When the State of the World for a topic is transient, AMPS does not store the state of the world for this topic across restarts. In this case, AMPS will synchronize the state of the world with the transaction log when the server starts by default. You can use the RecoveryPoint configuration option to specify that the topic should have only new publishes, or should recover from a specific point in time (for example, you could use an environment variable to provide a timestamp to the RecoveryPoint so that AMPS recovers only the last day’s worth of messages.)
Queries¶
At any point in time, applications can issue SOW queries to retrieve all of the messages that match a given topic and content filter. When a query is executed, AMPS will test each message in the SOW against the content filter specified and all messages matching the filter will be returned to the client. The topic can be a literal topic name or a regular expression pattern. For more information on issuing queries, please see SOW Queries in the AMPS User Guide.
Configuration¶
Topics where SOW persistence is desired are individually configured
within the SOW
section of the configuration file. Each topic will be
defined with a Topic
section enclosed within SOW
. The AMPS
Configuration Reference contains a description of the attributes that
can be configured per topic. TopicMetaData
is a synonym for SOW
provided for compatibility with previous versions of AMPS. Likewise,
TopicDefinition
is a synonym for the Topic
element of the SOW
section, provided for compatibility with versions of AMPS prior to 5.0.
For the set of configuration options available in a SOW topic, see SOW/Topic in the AMPS Configuration Reference.
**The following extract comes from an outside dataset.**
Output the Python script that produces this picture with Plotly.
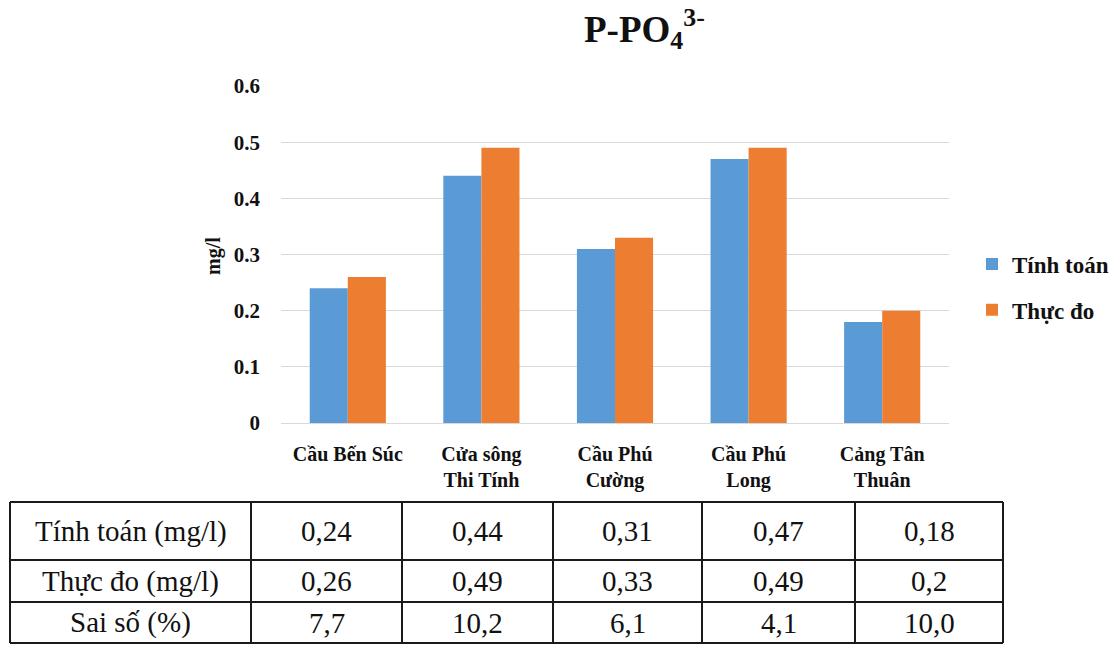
import plotly.graph_objects as go

# Sampling sites and measured / computed phosphate concentrations
sites = ["Cầu Bến Súc", "Cửa sông<br>Thi Tính", "Cầu Phú<br>Cường", "Cầu Phú<br>Long", "Cảng Tân<br>Thuân"]
tinh_toan = [0.24, 0.44, 0.31, 0.47, 0.18]
thuc_do = [0.26, 0.49, 0.33, 0.49, 0.20]
sai_so = [7.7, 10.2, 6.1, 4.1, 10.0]
y_ticks = [0, 0.1, 0.2, 0.3, 0.4, 0.5, 0.6]

row_labels = ["Tính toán (mg/l)", "Thực đo (mg/l)", "Sai số (%)"]

W, H = 1117, 646
SERIF = "Liberation Serif, Times New Roman, serif"
BLUE = "#5B9BD5"
ORANGE = "#ED7D31"
GRID = "#D9D9D9"
INK = "#111111"

# Table grid (pixel positions of the ruling lines)
col_edges = [10, 251, 402, 553, 702, 855, 1003]
row_edges = [502, 560, 602, 643]


def vn(v):
    """Format a number with a decimal comma."""
    return str(v).replace(".", ",")


def px_x(x):
    return x / W


def px_y(y):
    return 1 - y / H


fig = go.Figure()

fig.add_trace(go.Bar(
    x=sites, y=tinh_toan, name="Tính toán",
    marker=dict(color=BLUE, line=dict(width=0)), legendgroup="a",
))
fig.add_trace(go.Bar(
    x=sites, y=thuc_do, name="Thực đo",
    marker=dict(color=ORANGE, line=dict(width=0)), legendgroup="b",
))

# Data table under the chart
table_rows = [
    [row_labels[0]] + [vn(v) for v in tinh_toan],
    [row_labels[1]] + [vn(v) for v in thuc_do],
    [row_labels[2]] + [vn(v) for v in sai_so],
]

shapes = []
for x in col_edges:
    shapes.append(dict(type="line", xref="paper", yref="paper",
                       x0=px_x(x), x1=px_x(x), y0=px_y(row_edges[0]), y1=px_y(row_edges[-1]),
                       line=dict(color="#1a1a1a", width=2)))
for y in row_edges:
    shapes.append(dict(type="line", xref="paper", yref="paper",
                       x0=px_x(col_edges[0]), x1=px_x(col_edges[-1]), y0=px_y(y), y1=px_y(y),
                       line=dict(color="#1a1a1a", width=2)))

annotations = []
for r, row in enumerate(table_rows):
    yc = (row_edges[r] + row_edges[r + 1]) / 2
    for c, txt in enumerate(row):
        xc = (col_edges[c] + col_edges[c + 1]) / 2
        annotations.append(dict(
            text=txt, x=px_x(xc), y=px_y(yc), xref="paper", yref="paper",
            xanchor="center", yanchor="middle", showarrow=False,
            font=dict(family=SERIF, size=29, color=INK),
        ))

annotations.append(dict(
    text="<b>P-PO<sub>4</sub><sup>3-</sup></b>",
    x=px_x(644), y=px_y(29), xref="paper", yref="paper",
    xanchor="center", yanchor="middle", showarrow=False,
    font=dict(family=SERIF, size=37, color=INK),
))
annotations.append(dict(
    text="<b>mg/l</b>",
    x=px_x(213), y=px_y(256), xref="paper", yref="paper",
    xanchor="center", yanchor="middle", showarrow=False, textangle=-90,
    font=dict(family=SERIF, size=20, color=INK),
))

fig.update_layout(
    width=W, height=H,
    margin=dict(l=0, r=0, t=0, b=0, pad=0, autoexpand=False),
    paper_bgcolor="white", plot_bgcolor="white",
    barmode="group", bargap=0.43, bargroupgap=0,
    showlegend=True,
    legend=dict(
        x=px_x(972), y=px_y(287), xanchor="left", yanchor="middle",
        font=dict(family=SERIF, size=23, color=INK, weight="bold"),
        tracegroupgap=13, itemwidth=30,
        bgcolor="rgba(0,0,0,0)",
    ),
    xaxis=dict(
        domain=[px_x(281), px_x(949)],
        showgrid=False, showline=True, linecolor=GRID, linewidth=1,
        ticks="", ticklabelstandoff=13, automargin=False,
        tickfont=dict(family=SERIF, size=20, color=INK, weight="bold"),
    ),
    yaxis=dict(
        domain=[px_y(423), px_y(86)],
        range=[0, 0.6], tickvals=y_ticks, ticktext=[f"{v:g}" for v in y_ticks],
        showgrid=True, gridcolor=GRID, gridwidth=1,
        zeroline=True, zerolinecolor=GRID, zerolinewidth=1,
        ticks="", ticklabelstandoff=20, automargin=False,
        tickfont=dict(family=SERIF, size=21, color=INK, weight="bold"),
    ),
    shapes=shapes,
    annotations=annotations,
)

fig.write_html("out.html")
The listing in Example 4.1
is an example of using Topic
to add a SOW topic to the AMPS configuration. One topic named
ORDERS
is defined as having key /invoice
, /customerId
and MessageType
of json
. The persistence file for this topic be saved in the
sow/ORDERS.json.sow
file. For every message published to the
ORDERS
topic, a unique key will be assigned to each record with a
unique combination of the fields /invoice
and /customerId
. A
second topic named ALERTS
is also defined with a MessageType
of
xml
keyed off of /client/id
. The SOW persistence file for
ALERTS
is saved in the sow/ALERTS.xml.sow
file.
<SOW>
<Topic>
<Name>ORDERS</Name>
<FileName>sow/%n.sow</FileName>
<Key>/invoice</Key>
<Key>/customerId</Key>
<MessageType>json</MessageType>
<SlabSize>1MB</SlabSize>
<HashIndex>
<Key>/region</Key>
</HashIndex>
</Topic>
<Topic>
<Name>ALERTS</Name>
<FileName>sow/%n.sow</FileName>
<Key>/alert/id</Key>
<MessageType>xml</MessageType>
<!-- Pregenerate an index for the /alert/type element. This is seldom necessary,
since AMPS will generate the index when it is needed, but the directive is included here
for example purposes. -->
<Index>/alert/type</Index>
</Topic>
</SOW>
Example 4.1: Sample SOW Configuration
Tip
Topics are scoped by their message type.
For example, two topics named Orders can be created one which
supports MessageType
of json
and another which supports
MessageType
of xml
.
Each of the MessageType
entries that are defined for the
Orders
topic will require that Transport
in the
configuration file can accept messages of that type. Otherwise,
there is no way for a publisher to publish messages of that type
to this instance or for a subscriber to receive messages of that
type from this instance.
This means that messages published to the Orders
topic must
know the type of message they are sending (json
or xml
)
and the port defined by the transport.